WRITTEN TASK: For the copy, please give all of the data again exactly and leave the pictures out.
++++++++
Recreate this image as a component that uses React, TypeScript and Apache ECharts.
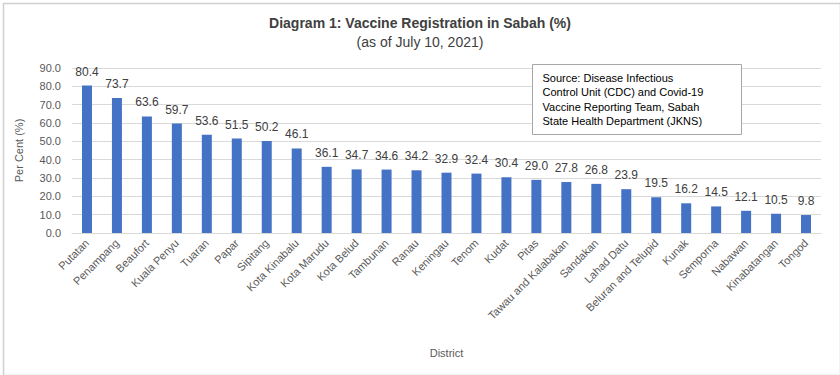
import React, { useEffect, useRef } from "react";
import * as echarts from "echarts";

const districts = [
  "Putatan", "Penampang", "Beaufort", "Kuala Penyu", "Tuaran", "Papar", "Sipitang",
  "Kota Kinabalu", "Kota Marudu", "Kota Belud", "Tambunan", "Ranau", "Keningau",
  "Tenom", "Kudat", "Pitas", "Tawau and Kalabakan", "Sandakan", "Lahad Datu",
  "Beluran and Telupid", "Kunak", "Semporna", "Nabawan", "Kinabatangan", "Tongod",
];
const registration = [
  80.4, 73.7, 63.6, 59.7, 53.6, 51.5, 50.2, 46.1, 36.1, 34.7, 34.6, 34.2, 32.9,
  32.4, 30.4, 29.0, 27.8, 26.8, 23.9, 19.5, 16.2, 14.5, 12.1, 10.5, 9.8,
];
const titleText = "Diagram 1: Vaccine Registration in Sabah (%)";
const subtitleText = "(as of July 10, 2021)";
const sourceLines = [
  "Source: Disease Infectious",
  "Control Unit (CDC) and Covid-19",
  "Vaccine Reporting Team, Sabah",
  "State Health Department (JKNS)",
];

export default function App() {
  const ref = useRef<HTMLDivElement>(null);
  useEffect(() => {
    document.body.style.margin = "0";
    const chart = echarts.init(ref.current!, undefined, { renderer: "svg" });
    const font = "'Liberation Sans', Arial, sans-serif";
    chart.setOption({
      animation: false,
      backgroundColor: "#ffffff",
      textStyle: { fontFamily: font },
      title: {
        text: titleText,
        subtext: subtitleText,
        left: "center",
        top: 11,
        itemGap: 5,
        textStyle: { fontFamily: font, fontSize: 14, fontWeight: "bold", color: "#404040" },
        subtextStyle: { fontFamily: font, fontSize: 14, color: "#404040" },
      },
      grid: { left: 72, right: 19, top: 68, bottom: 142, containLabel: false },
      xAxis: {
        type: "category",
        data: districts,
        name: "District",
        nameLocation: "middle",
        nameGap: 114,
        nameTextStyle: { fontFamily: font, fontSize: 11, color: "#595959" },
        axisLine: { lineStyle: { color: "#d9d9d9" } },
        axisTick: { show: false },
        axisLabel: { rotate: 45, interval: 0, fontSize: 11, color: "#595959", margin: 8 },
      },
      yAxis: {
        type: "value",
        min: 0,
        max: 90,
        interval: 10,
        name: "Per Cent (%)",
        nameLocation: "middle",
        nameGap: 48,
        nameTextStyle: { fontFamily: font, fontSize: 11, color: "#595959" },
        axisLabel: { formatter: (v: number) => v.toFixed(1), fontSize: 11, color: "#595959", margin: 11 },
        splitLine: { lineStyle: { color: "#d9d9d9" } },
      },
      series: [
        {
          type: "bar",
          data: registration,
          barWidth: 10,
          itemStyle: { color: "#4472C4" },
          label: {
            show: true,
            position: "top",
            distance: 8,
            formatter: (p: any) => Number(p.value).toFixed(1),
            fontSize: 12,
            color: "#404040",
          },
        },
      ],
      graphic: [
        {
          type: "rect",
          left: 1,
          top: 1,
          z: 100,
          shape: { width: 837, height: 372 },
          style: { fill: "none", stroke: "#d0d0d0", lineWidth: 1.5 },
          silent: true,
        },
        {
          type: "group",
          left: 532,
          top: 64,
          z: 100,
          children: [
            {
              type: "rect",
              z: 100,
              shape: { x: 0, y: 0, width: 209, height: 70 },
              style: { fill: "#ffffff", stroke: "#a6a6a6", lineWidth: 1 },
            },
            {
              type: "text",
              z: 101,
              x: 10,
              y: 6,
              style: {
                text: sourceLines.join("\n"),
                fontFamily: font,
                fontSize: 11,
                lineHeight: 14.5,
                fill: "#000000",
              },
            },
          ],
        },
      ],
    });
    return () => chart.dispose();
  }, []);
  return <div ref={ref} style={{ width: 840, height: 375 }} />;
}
++++++++
EXERCISE OUTPUT:
Recreate this image as a component that uses React, TypeScript and Apache ECharts.
import React, { useEffect, useRef } from "react";
import * as echarts from "echarts";

const districts = [
  "Putatan", "Penampang", "Beaufort", "Kuala Penyu", "Tuaran", "Papar", "Sipitang",
  "Kota Kinabalu", "Kota Marudu", "Kota Belud", "Tambunan", "Ranau", "Keningau",
  "Tenom", "Kudat", "Pitas", "Tawau and Kalabakan", "Sandakan", "Lahad Datu",
  "Beluran and Telupid", "Kunak", "Semporna", "Nabawan", "Kinabatangan", "Tongod",
];
const registration = [
  80.4, 73.7, 63.6, 59.7, 53.6, 51.5, 50.2, 46.1, 36.1, 34.7, 34.6, 34.2, 32.9,
  32.4, 30.4, 29.0, 27.8, 26.8, 23.9, 19.5, 16.2, 14.5, 12.1, 10.5, 9.8,
];
const titleText = "Diagram 1: Vaccine Registration in Sabah (%)";
const subtitleText = "(as of July 10, 2021)";
const sourceLines = [
  "Source: Disease Infectious",
  "Control Unit (CDC) and Covid-19",
  "Vaccine Reporting Team, Sabah",
  "State Health Department (JKNS)",
];

export default function App() {
  const ref = useRef<HTMLDivElement>(null);
  useEffect(() => {
    document.body.style.margin = "0";
    const chart = echarts.init(ref.current!, undefined, { renderer: "svg" });
    const font = "'Liberation Sans', Arial, sans-serif";
    chart.setOption({
      animation: false,
      backgroundColor: "#ffffff",
      textStyle: { fontFamily: font },
      title: {
        text: titleText,
        subtext: subtitleText,
        left: "center",
        top: 11,
        itemGap: 5,
        textStyle: { fontFamily: font, fontSize: 14, fontWeight: "bold", color: "#404040" },
        subtextStyle: { fontFamily: font, fontSize: 14, color: "#404040" },
      },
      grid: { left: 72, right: 19, top: 68, bottom: 142, containLabel: false },
      xAxis: {
        type: "category",
        data: districts,
        name: "District",
        nameLocation: "middle",
        nameGap: 114,
        nameTextStyle: { fontFamily: font, fontSize: 11, color: "#595959" },
        axisLine: { lineStyle: { color: "#d9d9d9" } },
        axisTick: { show: false },
        axisLabel: { rotate: 45, interval: 0, fontSize: 11, color: "#595959", margin: 8 },
      },
      yAxis: {
        type: "value",
        min: 0,
        max: 90,
        interval: 10,
        name: "Per Cent (%)",
        nameLocation: "middle",
        nameGap: 48,
        nameTextStyle: { fontFamily: font, fontSize: 11, color: "#595959" },
        axisLabel: { formatter: (v: number) => v.toFixed(1), fontSize: 11, color: "#595959", margin: 11 },
        splitLine: { lineStyle: { color: "#d9d9d9" } },
      },
      series: [
        {
          type: "bar",
          data: registration,
          barWidth: 10,
          itemStyle: { color: "#4472C4" },
          label: {
            show: true,
            position: "top",
            distance: 8,
            formatter: (p: any) => Number(p.value).toFixed(1),
            fontSize: 12,
            color: "#404040",
          },
        },
      ],
      graphic: [
        {
          type: "rect",
          left: 1,
          top: 1,
          z: 100,
          shape: { width: 837, height: 372 },
          style: { fill: "none", stroke: "#d0d0d0", lineWidth: 1.5 },
          silent: true,
        },
        {
          type: "group",
          left: 532,
          top: 64,
          z: 100,
          children: [
            {
              type: "rect",
              z: 100,
              shape: { x: 0, y: 0, width: 209, height: 70 },
              style: { fill: "#ffffff", stroke: "#a6a6a6", lineWidth: 1 },
            },
            {
              type: "text",
              z: 101,
              x: 10,
              y: 6,
              style: {
                text: sourceLines.join("\n"),
                fontFamily: font,
                fontSize: 11,
                lineHeight: 14.5,
                fill: "#000000",
              },
            },
          ],
        },
      ],
    });
    return () => chart.dispose();
  }, []);
  return <div ref={ref} style={{ width: 840, height: 375 }} />;
}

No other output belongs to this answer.